_DATASET SECTION_.

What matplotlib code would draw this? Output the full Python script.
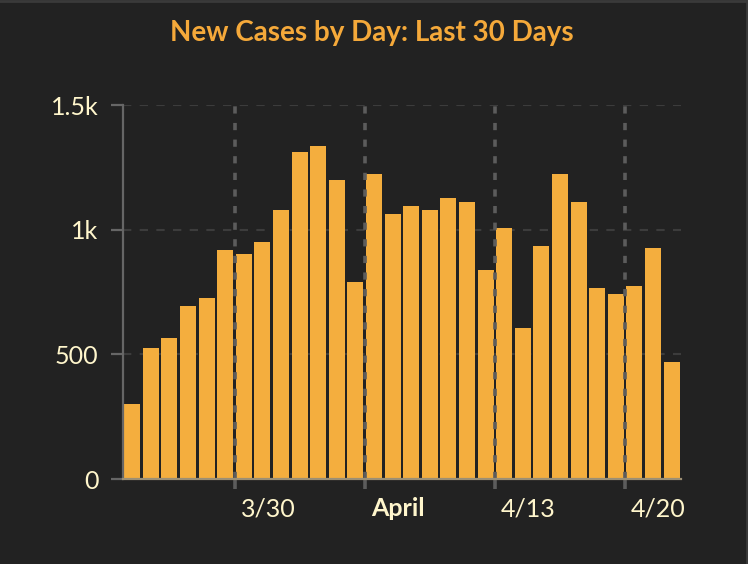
import matplotlib
matplotlib.use("Agg")
import matplotlib.pyplot as plt
import matplotlib.transforms as mtransforms
from matplotlib.lines import Line2D

# daily new cases, 3/24 .. 4/22
days = ["3/24", "3/25", "3/26", "3/27", "3/28", "3/29", "3/30", "3/31",
        "4/1", "4/2", "4/3", "4/4", "4/5", "4/6", "4/7", "4/8", "4/9",
        "4/10", "4/11", "4/12", "4/13", "4/14", "4/15", "4/16", "4/17",
        "4/18", "4/19", "4/20", "4/21", "4/22"]
cases = [300, 525, 565, 693, 725, 918, 902, 950, 1078, 1311, 1335, 1199,
         790, 1223, 1062, 1094, 1078, 1126, 1110, 838, 1006, 605, 934,
         1223, 1110, 766, 742, 774, 926, 469]

week_days   = ["3/30", "4/6", "4/13", "4/20"]
week_labels = ["3/30", "April", "4/13", "4/20"]
y_ticks     = [0, 500, 1000, 1500]
y_labels    = ["0", "500", "1k", "1.5k"]

BG    = "#222222"
BAR   = "#F4AE3E"
TITLE = "#F5A93A"
TEXT  = "#FFF6CC"

plt.rcParams["font.family"] = ["Lato", "DejaVu Sans"]

fig = plt.figure(figsize=(7.48, 5.64), dpi=100, facecolor=BG)
ax = fig.add_axes([0.1644, 0.1507, 0.746, 0.6631], facecolor=BG)

xs = [i + 0.5 for i in range(len(days))]
ax.bar(xs, cases, width=0.86, color=BAR, zorder=2)

ax.set_xlim(0, len(days))
ax.set_ylim(0, 1500)

# horizontal grid
for v in y_ticks[1:]:
    ax.axhline(v, color="#3c3c3c", lw=1.5, dashes=(4, 4), zorder=1)

# week lines
week_pos = [days.index(d) for d in week_days]
for p in week_pos:
    ax.axvline(p, color="#5c5c5c", lw=2.6, dashes=(2, 2.6), zorder=3)

for s in ["top", "right"]:
    ax.spines[s].set_visible(False)
ax.spines["left"].set_color("#666666")
ax.spines["left"].set_linewidth(1.6)
ax.spines["bottom"].set_color("#9c8f74")
ax.spines["bottom"].set_linewidth(1.6)
ax.spines["bottom"].set_zorder(4)

ax.set_yticks(y_ticks)
ax.set_yticklabels(y_labels)
ax.tick_params(axis="y", colors="#666666", length=8.5, width=1.6, pad=9,
               labelcolor=TEXT, labelsize=18)

ax.set_xticks(week_pos)
ax.set_xticklabels(week_labels)
ax.tick_params(axis="x", colors="#5c5c5c", length=7, width=2.6, pad=6,
               labelcolor=TEXT, labelsize=18)
offset = mtransforms.ScaledTranslation(6 / 100, 0, fig.dpi_scale_trans)
for lab in ax.get_xticklabels():
    lab.set_horizontalalignment("left")
    lab.set_transform(lab.get_transform() + offset)
    if lab.get_text() == "April":
        lab.set_fontweight("bold")

fig.text(0.4967, 0.941, "New Cases by Day: Last 30 Days", color=TITLE,
         fontsize=20, fontweight="bold", ha="center", va="center")

# frame edges
fig.add_artist(Line2D([0, 1], [0.998, 0.998], color="#3a3a3a", lw=2,
                      transform=fig.transFigure))
fig.add_artist(Line2D([0.998, 0.998], [0, 1], color="#3a3a3a", lw=2,
                      transform=fig.transFigure))

fig.savefig("out.png", dpi=100, facecolor=BG)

_WHAT YOU HAVE TO DO_. Write out each line of the listing above, exactly, from its first line to the line holding "from matplotlib.lines import Line2D", inclusive. Skip the pictures.

_SOLUTION TO THE PROBLEM_.
What matplotlib code would draw this? Output the full Python script.
import matplotlib
matplotlib.use("Agg")
import matplotlib.pyplot as plt
import matplotlib.transforms as mtransforms
from matplotlib.lines import Line2D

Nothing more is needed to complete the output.